TASK DESCRIPTION: Reproduce the entire listing word for word.

DATA PROVIDED:
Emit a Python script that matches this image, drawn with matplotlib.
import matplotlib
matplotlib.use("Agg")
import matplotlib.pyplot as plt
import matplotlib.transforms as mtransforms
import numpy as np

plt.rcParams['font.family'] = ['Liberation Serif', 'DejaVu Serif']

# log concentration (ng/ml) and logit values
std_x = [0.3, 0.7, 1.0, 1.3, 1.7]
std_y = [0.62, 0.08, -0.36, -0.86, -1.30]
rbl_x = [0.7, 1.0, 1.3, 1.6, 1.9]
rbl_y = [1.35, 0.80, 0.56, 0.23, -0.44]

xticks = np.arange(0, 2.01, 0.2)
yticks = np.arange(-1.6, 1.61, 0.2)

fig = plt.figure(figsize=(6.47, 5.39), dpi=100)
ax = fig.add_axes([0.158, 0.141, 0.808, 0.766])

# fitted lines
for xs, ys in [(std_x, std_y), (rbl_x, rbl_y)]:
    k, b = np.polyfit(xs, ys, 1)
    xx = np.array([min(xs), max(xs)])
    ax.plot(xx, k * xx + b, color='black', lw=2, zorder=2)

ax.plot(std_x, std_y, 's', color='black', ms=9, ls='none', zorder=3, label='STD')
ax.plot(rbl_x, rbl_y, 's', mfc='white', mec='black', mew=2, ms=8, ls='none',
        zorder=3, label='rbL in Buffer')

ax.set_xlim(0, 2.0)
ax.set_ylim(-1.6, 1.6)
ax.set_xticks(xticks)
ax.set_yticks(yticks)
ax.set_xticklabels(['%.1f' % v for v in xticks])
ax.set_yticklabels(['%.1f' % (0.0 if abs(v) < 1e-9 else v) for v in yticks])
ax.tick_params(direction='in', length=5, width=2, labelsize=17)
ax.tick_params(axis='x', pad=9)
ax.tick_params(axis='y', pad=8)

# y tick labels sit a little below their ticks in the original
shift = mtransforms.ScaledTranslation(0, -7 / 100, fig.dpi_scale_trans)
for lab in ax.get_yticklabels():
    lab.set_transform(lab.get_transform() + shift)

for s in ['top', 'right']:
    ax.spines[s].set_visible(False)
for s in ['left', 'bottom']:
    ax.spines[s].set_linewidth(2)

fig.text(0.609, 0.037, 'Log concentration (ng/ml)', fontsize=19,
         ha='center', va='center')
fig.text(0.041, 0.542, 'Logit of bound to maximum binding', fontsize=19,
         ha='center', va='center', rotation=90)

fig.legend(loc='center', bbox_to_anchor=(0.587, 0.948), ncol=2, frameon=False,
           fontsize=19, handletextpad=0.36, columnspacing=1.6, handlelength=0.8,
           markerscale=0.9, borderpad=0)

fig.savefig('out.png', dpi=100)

WORKED SOLUTION:
Emit a Python script that matches this image, drawn with matplotlib.
import matplotlib
matplotlib.use("Agg")
import matplotlib.pyplot as plt
import matplotlib.transforms as mtransforms
import numpy as np

plt.rcParams['font.family'] = ['Liberation Serif', 'DejaVu Serif']

# log concentration (ng/ml) and logit values
std_x = [0.3, 0.7, 1.0, 1.3, 1.7]
std_y = [0.62, 0.08, -0.36, -0.86, -1.30]
rbl_x = [0.7, 1.0, 1.3, 1.6, 1.9]
rbl_y = [1.35, 0.80, 0.56, 0.23, -0.44]

xticks = np.arange(0, 2.01, 0.2)
yticks = np.arange(-1.6, 1.61, 0.2)

fig = plt.figure(figsize=(6.47, 5.39), dpi=100)
ax = fig.add_axes([0.158, 0.141, 0.808, 0.766])

# fitted lines
for xs, ys in [(std_x, std_y), (rbl_x, rbl_y)]:
    k, b = np.polyfit(xs, ys, 1)
    xx = np.array([min(xs), max(xs)])
    ax.plot(xx, k * xx + b, color='black', lw=2, zorder=2)

ax.plot(std_x, std_y, 's', color='black', ms=9, ls='none', zorder=3, label='STD')
ax.plot(rbl_x, rbl_y, 's', mfc='white', mec='black', mew=2, ms=8, ls='none',
        zorder=3, label='rbL in Buffer')

ax.set_xlim(0, 2.0)
ax.set_ylim(-1.6, 1.6)
ax.set_xticks(xticks)
ax.set_yticks(yticks)
ax.set_xticklabels(['%.1f' % v for v in xticks])
ax.set_yticklabels(['%.1f' % (0.0 if abs(v) < 1e-9 else v) for v in yticks])
ax.tick_params(direction='in', length=5, width=2, labelsize=17)
ax.tick_params(axis='x', pad=9)
ax.tick_params(axis='y', pad=8)

# y tick labels sit a little below their ticks in the original
shift = mtransforms.ScaledTranslation(0, -7 / 100, fig.dpi_scale_trans)
for lab in ax.get_yticklabels():
    lab.set_transform(lab.get_transform() + shift)

for s in ['top', 'right']:
    ax.spines[s].set_visible(False)
for s in ['left', 'bottom']:
    ax.spines[s].set_linewidth(2)

fig.text(0.609, 0.037, 'Log concentration (ng/ml)', fontsize=19,
         ha='center', va='center')
fig.text(0.041, 0.542, 'Logit of bound to maximum binding', fontsize=19,
         ha='center', va='center', rotation=90)

fig.legend(loc='center', bbox_to_anchor=(0.587, 0.948), ncol=2, frameon=False,
           fontsize=19, handletextpad=0.36, columnspacing=1.6, handlelength=0.8,
           markerscale=0.9, borderpad=0)

fig.savefig('out.png', dpi=100)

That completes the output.